Plot hidden states along with probabilities of regime changes.

Parameters:
  • data_processor (DataProcess) – Data processing object.

  • states (StatesHistory) – Object containing hidden states history over time.

  • model_prob (np.ndarray) – Probabilities of the abnormal regime.

  • states_to_plot (list[str] or "all", optional) – Names of states to plot.

  • states_type (str, optional) – Type of state (‘posterior’ or ‘prior’ or ‘smooth’).

  • standardization (bool, optional) – Whether to plot hidden states in standardized or original space.

  • num_std (int, optional) – Number of standard deviations for confidence regions.

  • plot_observation (bool, optional) – Whether to include observed data into “level” plot.

  • color (str, optional) – Line color for states.

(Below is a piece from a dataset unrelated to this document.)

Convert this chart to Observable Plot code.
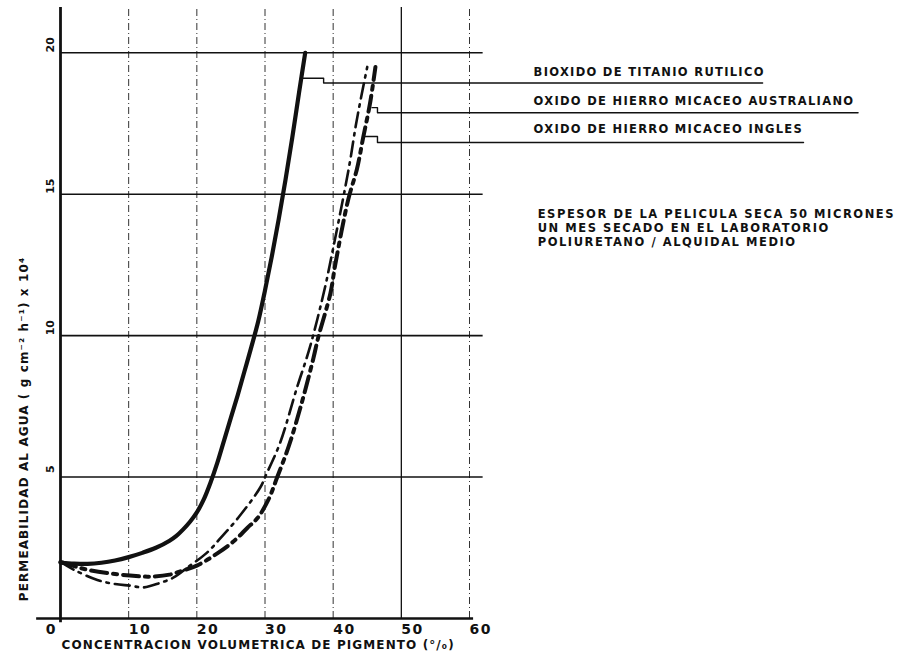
<!DOCTYPE html>
<html><head><meta charset="utf-8">
<script src="https://cdn.jsdelivr.net/npm/d3@7"></script>
<script src="https://cdn.jsdelivr.net/npm/@observablehq/plot@0.6"></script>
<style>
html,body{margin:0;padding:0;background:#fff;}
#chart svg{display:block;}
</style></head><body><div id="chart"></div>
<script>
// ---- data ----
const seriesNames = ["BIOXIDO DE TITANIO RUTILICO", "OXIDO DE HIERRO MICACEO AUSTRALIANO", "OXIDO DE HIERRO MICACEO INGLES"];

const titanioX = [0, 2, 4, 6, 8, 10, 12, 14, 16, 17, 18, 19, 20, 21, 22, 23, 24, 25, 26, 27, 28, 29, 30, 31, 32, 33, 34, 35, 35.9];
const titanioY = [1.98, 1.94, 1.93, 1.97, 2.05, 2.17, 2.32, 2.5, 2.75, 2.92, 3.15, 3.42, 3.75, 4.2, 4.8, 5.5, 6.3, 7.1, 7.9, 8.75, 9.6, 10.5, 11.6, 12.8, 14.1, 15.5, 17.0, 18.6, 20];

const australianoX = [0, 2, 4, 7, 10.2, 13, 16, 18, 20, 23, 25.5, 27.4, 28.9, 30.5, 31.8, 33.5, 35.2, 37.1, 37.8, 39.6, 40.3, 42.2, 43.5, 44.4, 45.4, 46.2];
const australianoY = [2.0, 1.85, 1.72, 1.6, 1.52, 1.48, 1.55, 1.7, 1.87, 2.3, 2.75, 3.2, 3.55, 4.2, 5.0, 6.1, 7.46, 9.2, 9.93, 11.5, 12.5, 14.8, 15.9, 17.0, 18.2, 19.5];

const inglesX = [0, 2, 5.4, 8, 10.2, 12.2, 14.5, 16.6, 18.6, 21.5, 23.5, 26.1, 29.3, 30.2, 32.2, 34.7, 36.6, 38.8, 39.5, 41.5, 42.5, 43.3, 44, 45];
const inglesY = [2.0, 1.72, 1.36, 1.22, 1.16, 1.1, 1.25, 1.45, 1.8, 2.33, 2.85, 3.57, 4.63, 5.1, 6.2, 8.17, 9.6, 11.7, 12.5, 14.9, 16.2, 17.4, 18.3, 19.5];

const xTicks = [0, 10, 20, 30, 40, 50, 60];
const yTicks = [5, 10, 15, 20];
const yTickLabels = ["5", "10", "15", "20"];

// leader lines from each curve to its label (data units)
const leader1X = [35.2, 38.6, 38.6, 103];
const leader1Y = [19.1, 19.1, 18.93, 18.93];
const leader2X = [45.7, 46.5, 46.5, 117];
const leader2Y = [18.06, 18.06, 17.88, 17.88];
const leader3X = [44.4, 46.5, 46.5, 109];
const leader3Y = [17.04, 17.04, 16.83, 16.83];

const labelX = [69.4, 69.4, 69.4];
const labelY = [19.30, 18.27, 17.29];

const noteLines = ["ESPESOR DE LA PELICULA SECA 50 MICRONES", "UN MES SECADO EN EL LABORATORIO", "POLIURETANO / ALQUIDAL MEDIO"];
const noteX = [70, 70, 70];
const noteY = [14.28, 13.79, 13.29];

const xTitle = "CONCENTRACION VOLUMETRICA DE PIGMENTO (°/₀)";
const yTitle = "PERMEABILIDAD AL AGUA ( g cm⁻² h⁻¹) x 10⁴";

// ---- build tables ----
const zip = (xs, ys) => xs.map((x, i) => ({x, y: ys[i]}));
const titanio = zip(titanioX, titanioY);
const australiano = zip(australianoX, australianoY);
const ingles = zip(inglesX, inglesY);
const leaders = [zip(leader1X, leader1Y), zip(leader2X, leader2Y), zip(leader3X, leader3Y)];
const labels = seriesNames.map((t, i) => ({t, x: labelX[i], y: labelY[i]}));
const notes = noteLines.map((t, i) => ({t, x: noteX[i], y: noteY[i]}));

const font = "'DejaVu Sans', sans-serif";
const ink = "#111";

const chart = Plot.plot({
  width: 913,
  height: 659,
  marginLeft: 60,
  marginRight: 444,
  marginTop: 7,
  marginBottom: 41,
  x: {domain: [0, 60], axis: null},
  y: {domain: [0, 21.6], axis: null},
  style: {background: "#fff", fontFamily: font},
  marks: [
    // grid
    Plot.ruleX(xTicks.filter(d => d > 0 && d !== 50), {y1: 0, y2: 21.6, stroke: "#333", strokeWidth: 1, strokeDasharray: "7,3,1,3"}),
    Plot.ruleX([50], {y1: 0, y2: 21.6, stroke: ink, strokeWidth: 1.3}),
    Plot.ruleY(yTicks, {x1: 0, x2: 62, stroke: ink, strokeWidth: 1.6}),
    // axes
    Plot.ruleY([0], {x1: -3.5, x2: 60.6, stroke: ink, strokeWidth: 2.6}),
    Plot.ruleX([0], {y1: -0.15, y2: 21.6, stroke: ink, strokeWidth: 2.8}),
    // curves
    Plot.line(titanio, {x: "x", y: "y", curve: "catmull-rom", stroke: ink, strokeWidth: 4.2}),
    Plot.line(australiano, {x: "x", y: "y", curve: "catmull-rom", stroke: ink, strokeWidth: 4, strokeDasharray: "16,6,4,6"}),
    Plot.line(ingles, {x: "x", y: "y", curve: "catmull-rom", stroke: ink, strokeWidth: 2.6, strokeDasharray: "15,6,2.5,6"}),
    // leaders
    ...leaders.map(l => Plot.line(l, {x: "x", y: "y", stroke: ink, strokeWidth: 1.4})),
    // labels
    Plot.text(labels, {x: "x", y: "y", text: "t", textAnchor: "start", fontSize: 11.5, fontWeight: "bold", fill: ink, ariaDescription: "labels"}),
    Plot.text(notes, {x: "x", y: "y", text: "t", textAnchor: "start", fontSize: 11.5, fontWeight: "bold", fill: ink, ariaDescription: "notes"}),
    // tick labels
    Plot.text(xTicks.filter(d => d > 0), {x: d => d, y: 0, text: d => String(d), textAnchor: "start", dy: 11, fontSize: 14, fontWeight: "bold", fill: ink, ariaDescription: "xticks"}),
    Plot.text([0], {x: d => d, y: 0, text: d => String(d), textAnchor: "end", dx: -5, dy: 11, fontSize: 14, fontWeight: "bold", fill: ink}),
    Plot.text(yTicks, {x: 0, y: d => d, text: (d, i) => yTickLabels[i], rotate: -90, dx: -10, dy: -8, fontSize: 11, fontWeight: "bold", fill: ink}),
    // titles
    Plot.text([xTitle], {x: 29, y: 0, text: d => d, dy: 27, fontSize: 12, fontWeight: "bold", fill: ink, ariaDescription: "xtitle"}),
    Plot.text([yTitle], {x: 0, y: 6.7, text: d => d, rotate: -90, dx: -36, fontSize: 12, fontWeight: "bold", fill: ink, ariaDescription: "ytitle"})
  ]
});
const spacing = {labels: 1.3, notes: 1.55, xticks: 1.5, xtitle: 1.1, ytitle: 1.1};
for (const [k, v] of Object.entries(spacing)) {
  d3.select(chart).selectAll(`g[aria-description="${k}"] text`).style("letter-spacing", v + "px");
}
document.getElementById("chart").append(chart);
</script>
</body></html>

  • linestyle (str, optional) – Line style.

  • legend_location (str, optional) – Location of legend in top subplot.

  • plot_nan (bool, optional) – Whether to include NaNs in the plot for plotting missing values.

Examples

>>> from canari import plot_skf_states
>>> filter_marginal_abnorm_prob, states = skf.filter(data=all_data)
>>> fig, ax = plot_skf_states(
        data_processor=dp,
        states=states,
        states_type="posterior",
        model_prob=filter_marginal_abnorm_prob,
    )
canari.data_visualization.plot_states(data_processor: DataProcess, states: StatesHistory, states_to_plot: list[str] | None = 'all', states_type: str | None = 'posterior', standardization: bool | None = False, num_std: int | None = 1, sub_plot: Axes | None = None, color: str | None = 'b', linestyle: str | None = '-', legend_location: str | None = None)[source]#

Plot hidden states with mean and confidence regions.

Parameters:
  • data_processor (DataProcess) – Data processing object.

  • states (StatesHistory) – Object containing hidden states history over time.

  • states_to_plot (list[str] or "all", optional) – Names of states to plot.

  • states_type (str, optional) – Type of state (‘posterior’ or ‘prior’ or ‘smooth’).

  • standardization (bool, optional) – Whether to plot hidden states in standardized or original space.

  • num_std (int, optional) – Number of standard deviations for confidence region.

  • sub_plot (plt.Axes, optional) – Matplotlib subplot axis to plot on.

  • color (str, optional) – Color for mean line and confidence region fill.

  • linestyle (str, optional) – Line style.

  • legend_location (str, optional) – Legend placement for first state subplot.

Examples

>>> from canari import plot_states
>>> mu_preds_val, std_preds_val, states = model.lstm_train(train_data=train_set,validation_data=val_set)
>>> fig, ax = plot_states(
        data_processor=dp,
        states=states,
        states_type="posterior"
    )
canari.data_visualization.plot_with_uncertainty(time, mu, std, color: str | None = 'k', linestyle: str | None = '-', label: list[str] | None = ['', ''], index: int | None = None, num_std: int | None = 1, ax: Axes | None = None)[source]#

Plot mean and confidence region for a variable.

Parameters:
  • time (np.ndarray) – Time vector.

  • mu (np.ndarray) – Mean values to plot.

  • std (np.ndarray) – Standard deviation values.

  • color (str, optional) – Line/fill color.

  • linestyle (str, optional) – Line style.

  • label (List[str], optional) – Labels for mean and confidence region.

  • index (int, optional) – Index if plotting from a multivariate tensor.

  • num_std (int, optional) – Number of standard deviations for confidence regions.

  • ax (plt.Axes, optional) – Axis to use for plotting.